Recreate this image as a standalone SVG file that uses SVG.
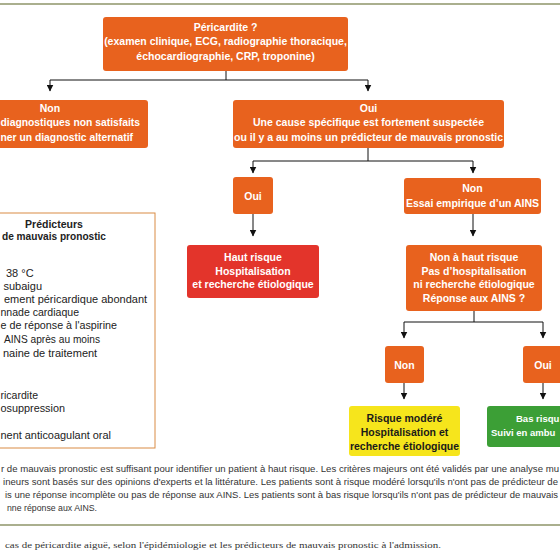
<svg xmlns="http://www.w3.org/2000/svg" width="560" height="560" viewBox="0 0 560 560">
<defs>
<marker id="arr" markerWidth="7" markerHeight="7" refX="6.5" refY="3.5" orient="auto" markerUnits="userSpaceOnUse">
<path d="M0,0 L7,3.5 L0,7 z" fill="#111"/>
</marker>
<style>
.bx{fill:#e8621e;}
.red{fill:#e3342b;}
.yel{fill:#f6e51c;}
.grn{fill:#3c9f36;}
.t{font-family:"Liberation Sans",Arial,sans-serif;font-weight:bold;font-size:10.5px;fill:#fff;text-anchor:middle;}
.ts{text-anchor:start;}
.tg{font-size:9.5px;}
.td{font-family:"Liberation Sans",Arial,sans-serif;font-weight:bold;font-size:10.5px;fill:#1a1a1a;text-anchor:middle;}
.p{font-family:"Liberation Sans",Arial,sans-serif;font-size:11px;fill:#222;}
.ph{font-family:"Liberation Sans",Arial,sans-serif;font-weight:bold;font-size:10.5px;fill:#222;text-anchor:middle;}
.fn{font-family:"Liberation Sans",Arial,sans-serif;font-size:8.6px;fill:#333;}
.cap{font-family:"Liberation Serif","Times New Roman",serif;font-size:9px;fill:#333;}
.ln{stroke:#111;stroke-width:1;fill:none;}
.ol{stroke:#8e9468;stroke-width:1.5;}
</style>
</defs>
<rect width="560" height="560" fill="#fff"/>
<line class="ol" x1="0" y1="4" x2="560" y2="4"/>
<line class="ol" x1="0" y1="525" x2="560" y2="525"/>

<g id="connectors">
<path class="ln" d="M226,71 V80 M50,80 H368"/>
<path class="ln" d="M50,80 V91" marker-end="url(#arr)"/>
<path class="ln" d="M368,80 V91" marker-end="url(#arr)"/>
<path class="ln" d="M368,148 V161 M253,161 H473"/>
<path class="ln" d="M253,161 V173" marker-end="url(#arr)"/>
<path class="ln" d="M473,161 V173" marker-end="url(#arr)"/>
<path class="ln" d="M253,214 V236" marker-end="url(#arr)"/>
<path class="ln" d="M473,214 V236" marker-end="url(#arr)"/>
<path class="ln" d="M474,311 V322 M404,322 H543"/>
<path class="ln" d="M404,322 V338" marker-end="url(#arr)"/>
<path class="ln" d="M543,322 V338" marker-end="url(#arr)"/>
<path class="ln" d="M404,383 V399" marker-end="url(#arr)"/>
<path class="ln" d="M543,383 V399" marker-end="url(#arr)"/>
</g>

<g id="pericardite">
<rect class="bx" x="103" y="17" width="245" height="54" rx="3"/>
<text class="t" x="225.5" y="30.5">Péricardite ?</text>
<text class="t" x="225.5" y="45">(examen clinique, ECG, radiographie thoracique,</text>
<text class="t" x="225.5" y="59.5">échocardiographie, CRP, troponine)</text>
</g>

<g id="non1">
<rect class="bx" x="-10" y="100" width="158" height="48" rx="3"/>
<text class="t" x="50" y="111.5">Non</text>
<text class="t ts" x="0.5" y="126" textLength="139.5" lengthAdjust="spacingAndGlyphs">diagnostiques non satisfaits</text>
<text class="t ts" x="0.5" y="140.5" textLength="132.5" lengthAdjust="spacingAndGlyphs">ner un diagnostic alternatif</text>
</g>

<g id="oui1">
<rect class="bx" x="233" y="100" width="271" height="48" rx="3"/>
<text class="t" x="368.5" y="111.5">Oui</text>
<text class="t" x="368.5" y="126">Une cause spécifique est fortement suspectée</text>
<text class="t" x="368.5" y="140.5">ou il y a au moins un prédicteur de mauvais pronostic</text>
</g>

<g id="predicteurs">
<rect x="-10" y="213" width="165" height="235" fill="#fff" stroke="#d98b44" stroke-width="1"/>
<text class="ph" x="54" y="228">Prédicteurs</text>
<text class="ph" x="54" y="239.5" textLength="104" lengthAdjust="spacingAndGlyphs">de mauvais pronostic</text>
<text class="p" x="6" y="277">38 °C</text>
<text class="p" x="3.5" y="290">subaigu</text>
<text class="p" x="4" y="303">ement péricardique abondant</text>
<text class="p" x="0.5" y="316" textLength="78.5" lengthAdjust="spacingAndGlyphs">nnade cardiaque</text>
<text class="p" x="0.5" y="329" textLength="116.5" lengthAdjust="spacingAndGlyphs">e de réponse à l'aspirine</text>
<text class="p" x="4" y="343" textLength="96" lengthAdjust="spacingAndGlyphs">AINS après au moins</text>
<text class="p" x="3" y="357">naine de traitement</text>
<text class="p" x="0.5" y="399" textLength="37.5" lengthAdjust="spacingAndGlyphs">ricardite</text>
<text class="p" x="0.5" y="412" textLength="64.5" lengthAdjust="spacingAndGlyphs">osuppression</text>
<text class="p" x="0.5" y="439" textLength="110.5" lengthAdjust="spacingAndGlyphs">nent anticoagulant oral</text>
</g>

<g id="oui2">
<rect class="bx" x="233" y="177" width="40" height="37" rx="3"/>
<text class="t" x="253" y="199.5">Oui</text>
</g>

<g id="non2">
<rect class="bx" x="404" y="178" width="137" height="36" rx="3"/>
<text class="t" x="472.5" y="191.5">Non</text>
<text class="t" x="472.5" y="206.5">Essai empirique d’un AINS</text>
</g>

<g id="haut-risque">
<rect class="red" x="187" y="245" width="132" height="53" rx="3"/>
<text class="t" x="253" y="261">Haut risque</text>
<text class="t" x="253" y="274.5">Hospitalisation</text>
<text class="t" x="253" y="288">et recherche étiologique</text>
</g>

<g id="non-haut-risque">
<rect class="bx" x="406" y="245" width="136" height="66" rx="3"/>
<text class="t" x="474" y="261">Non à haut risque</text>
<text class="t" x="474" y="274.5">Pas d’hospitalisation</text>
<text class="t" x="474" y="288">ni recherche étiologique</text>
<text class="t" x="474" y="301.5">Réponse aux AINS ?</text>
</g>

<g id="non3">
<rect class="bx" x="385" y="346" width="39" height="37" rx="3"/>
<text class="t" x="404.5" y="368.5">Non</text>
</g>

<g id="oui3">
<rect class="bx" x="523" y="346" width="45" height="37" rx="3"/>
<text class="t" x="543" y="368.5">Oui</text>
</g>

<g id="risque-modere">
<rect class="yel" x="349" y="406" width="111" height="50" rx="3"/>
<text class="td" x="404.5" y="422">Risque modéré</text>
<text class="td" x="404.5" y="436">Hospitalisation et</text>
<text class="td" x="404.5" y="450">recherche étiologique</text>
</g>

<g id="bas-risque">
<rect class="grn" x="487" y="406" width="80" height="41" rx="3"/>
<text class="t ts tg" x="516" y="422">Bas risqu</text>
<text class="t ts tg" x="491" y="436">Suivi en ambu</text>
</g>

<g id="notes">
<text class="fn" x="1" y="472" textLength="558" lengthAdjust="spacingAndGlyphs">r de mauvais pronostic est suffisant pour identifier un patient à haut risque. Les critères majeurs ont été validés par une analyse mu</text>
<text class="fn" x="3" y="485" textLength="555" lengthAdjust="spacingAndGlyphs">ineurs sont basés sur des opinions d'experts et la littérature. Les patients sont à risque modéré lorsqu'ils n'ont pas de prédicteur de</text>
<text class="fn" x="5" y="498" textLength="553" lengthAdjust="spacingAndGlyphs">is une réponse incomplète ou pas de réponse aux AINS. Les patients sont à bas risque lorsqu'ils n'ont pas de prédicteur de mauvais</text>
<text class="fn" x="7" y="511" textLength="90" lengthAdjust="spacingAndGlyphs">nne réponse aux AINS.</text>
<text class="cap" x="5" y="548" textLength="436" lengthAdjust="spacingAndGlyphs">cas de péricardite aiguë, selon l'épidémiologie et les prédicteurs de mauvais pronostic à l'admission.</text>
</g>
</svg>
━━━
■ **Given request**
Skip the pictures, then retype every line above exactly.

■ **Written response**
Recreate this image as a standalone SVG file that uses SVG.
<svg xmlns="http://www.w3.org/2000/svg" width="560" height="560" viewBox="0 0 560 560">
<defs>
<marker id="arr" markerWidth="7" markerHeight="7" refX="6.5" refY="3.5" orient="auto" markerUnits="userSpaceOnUse">
<path d="M0,0 L7,3.5 L0,7 z" fill="#111"/>
</marker>
<style>
.bx{fill:#e8621e;}
.red{fill:#e3342b;}
.yel{fill:#f6e51c;}
.grn{fill:#3c9f36;}
.t{font-family:"Liberation Sans",Arial,sans-serif;font-weight:bold;font-size:10.5px;fill:#fff;text-anchor:middle;}
.ts{text-anchor:start;}
.tg{font-size:9.5px;}
.td{font-family:"Liberation Sans",Arial,sans-serif;font-weight:bold;font-size:10.5px;fill:#1a1a1a;text-anchor:middle;}
.p{font-family:"Liberation Sans",Arial,sans-serif;font-size:11px;fill:#222;}
.ph{font-family:"Liberation Sans",Arial,sans-serif;font-weight:bold;font-size:10.5px;fill:#222;text-anchor:middle;}
.fn{font-family:"Liberation Sans",Arial,sans-serif;font-size:8.6px;fill:#333;}
.cap{font-family:"Liberation Serif","Times New Roman",serif;font-size:9px;fill:#333;}
.ln{stroke:#111;stroke-width:1;fill:none;}
.ol{stroke:#8e9468;stroke-width:1.5;}
</style>
</defs>
<rect width="560" height="560" fill="#fff"/>
<line class="ol" x1="0" y1="4" x2="560" y2="4"/>
<line class="ol" x1="0" y1="525" x2="560" y2="525"/>

<g id="connectors">
<path class="ln" d="M226,71 V80 M50,80 H368"/>
<path class="ln" d="M50,80 V91" marker-end="url(#arr)"/>
<path class="ln" d="M368,80 V91" marker-end="url(#arr)"/>
<path class="ln" d="M368,148 V161 M253,161 H473"/>
<path class="ln" d="M253,161 V173" marker-end="url(#arr)"/>
<path class="ln" d="M473,161 V173" marker-end="url(#arr)"/>
<path class="ln" d="M253,214 V236" marker-end="url(#arr)"/>
<path class="ln" d="M473,214 V236" marker-end="url(#arr)"/>
<path class="ln" d="M474,311 V322 M404,322 H543"/>
<path class="ln" d="M404,322 V338" marker-end="url(#arr)"/>
<path class="ln" d="M543,322 V338" marker-end="url(#arr)"/>
<path class="ln" d="M404,383 V399" marker-end="url(#arr)"/>
<path class="ln" d="M543,383 V399" marker-end="url(#arr)"/>
</g>

<g id="pericardite">
<rect class="bx" x="103" y="17" width="245" height="54" rx="3"/>
<text class="t" x="225.5" y="30.5">Péricardite ?</text>
<text class="t" x="225.5" y="45">(examen clinique, ECG, radiographie thoracique,</text>
<text class="t" x="225.5" y="59.5">échocardiographie, CRP, troponine)</text>
</g>

<g id="non1">
<rect class="bx" x="-10" y="100" width="158" height="48" rx="3"/>
<text class="t" x="50" y="111.5">Non</text>
<text class="t ts" x="0.5" y="126" textLength="139.5" lengthAdjust="spacingAndGlyphs">diagnostiques non satisfaits</text>
<text class="t ts" x="0.5" y="140.5" textLength="132.5" lengthAdjust="spacingAndGlyphs">ner un diagnostic alternatif</text>
</g>

<g id="oui1">
<rect class="bx" x="233" y="100" width="271" height="48" rx="3"/>
<text class="t" x="368.5" y="111.5">Oui</text>
<text class="t" x="368.5" y="126">Une cause spécifique est fortement suspectée</text>
<text class="t" x="368.5" y="140.5">ou il y a au moins un prédicteur de mauvais pronostic</text>
</g>

<g id="predicteurs">
<rect x="-10" y="213" width="165" height="235" fill="#fff" stroke="#d98b44" stroke-width="1"/>
<text class="ph" x="54" y="228">Prédicteurs</text>
<text class="ph" x="54" y="239.5" textLength="104" lengthAdjust="spacingAndGlyphs">de mauvais pronostic</text>
<text class="p" x="6" y="277">38 °C</text>
<text class="p" x="3.5" y="290">subaigu</text>
<text class="p" x="4" y="303">ement péricardique abondant</text>
<text class="p" x="0.5" y="316" textLength="78.5" lengthAdjust="spacingAndGlyphs">nnade cardiaque</text>
<text class="p" x="0.5" y="329" textLength="116.5" lengthAdjust="spacingAndGlyphs">e de réponse à l'aspirine</text>
<text class="p" x="4" y="343" textLength="96" lengthAdjust="spacingAndGlyphs">AINS après au moins</text>
<text class="p" x="3" y="357">naine de traitement</text>
<text class="p" x="0.5" y="399" textLength="37.5" lengthAdjust="spacingAndGlyphs">ricardite</text>
<text class="p" x="0.5" y="412" textLength="64.5" lengthAdjust="spacingAndGlyphs">osuppression</text>
<text class="p" x="0.5" y="439" textLength="110.5" lengthAdjust="spacingAndGlyphs">nent anticoagulant oral</text>
</g>

<g id="oui2">
<rect class="bx" x="233" y="177" width="40" height="37" rx="3"/>
<text class="t" x="253" y="199.5">Oui</text>
</g>

<g id="non2">
<rect class="bx" x="404" y="178" width="137" height="36" rx="3"/>
<text class="t" x="472.5" y="191.5">Non</text>
<text class="t" x="472.5" y="206.5">Essai empirique d’un AINS</text>
</g>

<g id="haut-risque">
<rect class="red" x="187" y="245" width="132" height="53" rx="3"/>
<text class="t" x="253" y="261">Haut risque</text>
<text class="t" x="253" y="274.5">Hospitalisation</text>
<text class="t" x="253" y="288">et recherche étiologique</text>
</g>

<g id="non-haut-risque">
<rect class="bx" x="406" y="245" width="136" height="66" rx="3"/>
<text class="t" x="474" y="261">Non à haut risque</text>
<text class="t" x="474" y="274.5">Pas d’hospitalisation</text>
<text class="t" x="474" y="288">ni recherche étiologique</text>
<text class="t" x="474" y="301.5">Réponse aux AINS ?</text>
</g>

<g id="non3">
<rect class="bx" x="385" y="346" width="39" height="37" rx="3"/>
<text class="t" x="404.5" y="368.5">Non</text>
</g>

<g id="oui3">
<rect class="bx" x="523" y="346" width="45" height="37" rx="3"/>
<text class="t" x="543" y="368.5">Oui</text>
</g>

<g id="risque-modere">
<rect class="yel" x="349" y="406" width="111" height="50" rx="3"/>
<text class="td" x="404.5" y="422">Risque modéré</text>
<text class="td" x="404.5" y="436">Hospitalisation et</text>
<text class="td" x="404.5" y="450">recherche étiologique</text>
</g>

<g id="bas-risque">
<rect class="grn" x="487" y="406" width="80" height="41" rx="3"/>
<text class="t ts tg" x="516" y="422">Bas risqu</text>
<text class="t ts tg" x="491" y="436">Suivi en ambu</text>
</g>

<g id="notes">
<text class="fn" x="1" y="472" textLength="558" lengthAdjust="spacingAndGlyphs">r de mauvais pronostic est suffisant pour identifier un patient à haut risque. Les critères majeurs ont été validés par une analyse mu</text>
<text class="fn" x="3" y="485" textLength="555" lengthAdjust="spacingAndGlyphs">ineurs sont basés sur des opinions d'experts et la littérature. Les patients sont à risque modéré lorsqu'ils n'ont pas de prédicteur de</text>
<text class="fn" x="5" y="498" textLength="553" lengthAdjust="spacingAndGlyphs">is une réponse incomplète ou pas de réponse aux AINS. Les patients sont à bas risque lorsqu'ils n'ont pas de prédicteur de mauvais</text>
<text class="fn" x="7" y="511" textLength="90" lengthAdjust="spacingAndGlyphs">nne réponse aux AINS.</text>
<text class="cap" x="5" y="548" textLength="436" lengthAdjust="spacingAndGlyphs">cas de péricardite aiguë, selon l'épidémiologie et les prédicteurs de mauvais pronostic à l'admission.</text>
</g>
</svg>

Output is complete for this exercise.